Leftover Lamb Curry
The use of leftover roast lamb is a great way to create another delicious dish like curry.
Psalm 107:21
Let them give thanks to the Lord for his unfailing love
and his wonderful deeds for mankind.
Serves: 2
Ingredients
- 250 grams leftover roast lamb
- 1 medium size onion, quartered
- 2 to 3 teaspoons Keen's Traditional Curry Powder
- 1 piece large tomato, chopped (optional)

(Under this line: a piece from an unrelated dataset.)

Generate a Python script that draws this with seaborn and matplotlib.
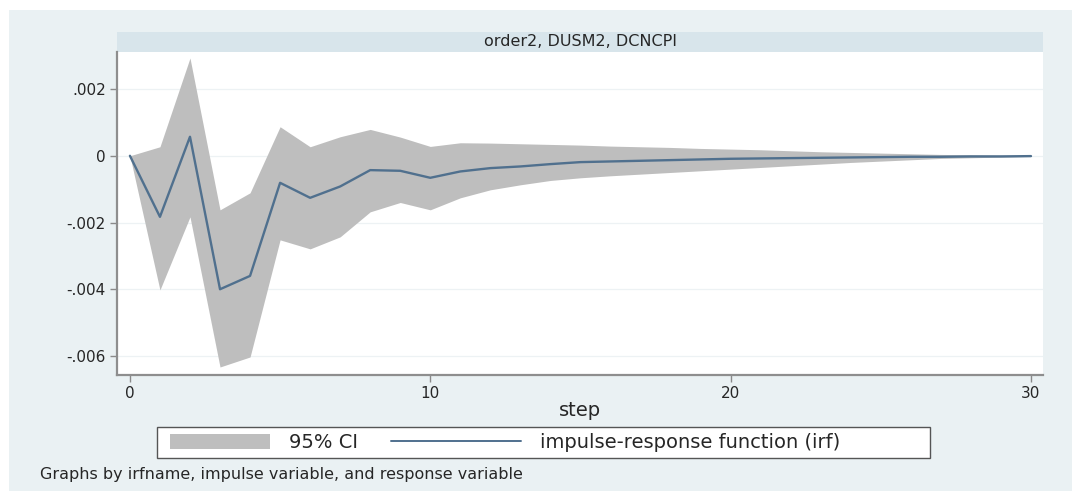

- 2 pieces medium potato, chunked
- 2 pieces medium carrot, chunked
- 2 cups beef broth
- 2 cups plain water (approximately)
- 1 teaspoon cornflour dissolved in ¼ cup cold water
- salt and freshly ground pepper to taste
To Serve
- steamed basmati rice
- steamed vegetables of your choice
- naan
- paratha
- chapati
- flat bread
Method
- Sliced the leftover roast lamb into chunks.
- Heat oil in a large deep cooking pot over a medium heat. Sauté onion until soft. Then add curry powder and cook for 1 minute.
- Stir in tomato and cook until slightly soft.
- Then add potatoes and carrots. Pour the beef stock and plain water to cover.
- Let it boil, then simmer uncovered 20 minutes. Stir occassionally.
- Then add the sliced roast lamb, cook for at least 10 minutes.
- Dissolved cornflour and stir. Then, cook until the vegetables are fully cooked and the sauce is thicken.
- Serve warm!
Psalm 107:21
Let them give thanks to the Lord for his unfailing love
and his wonderful deeds for mankind.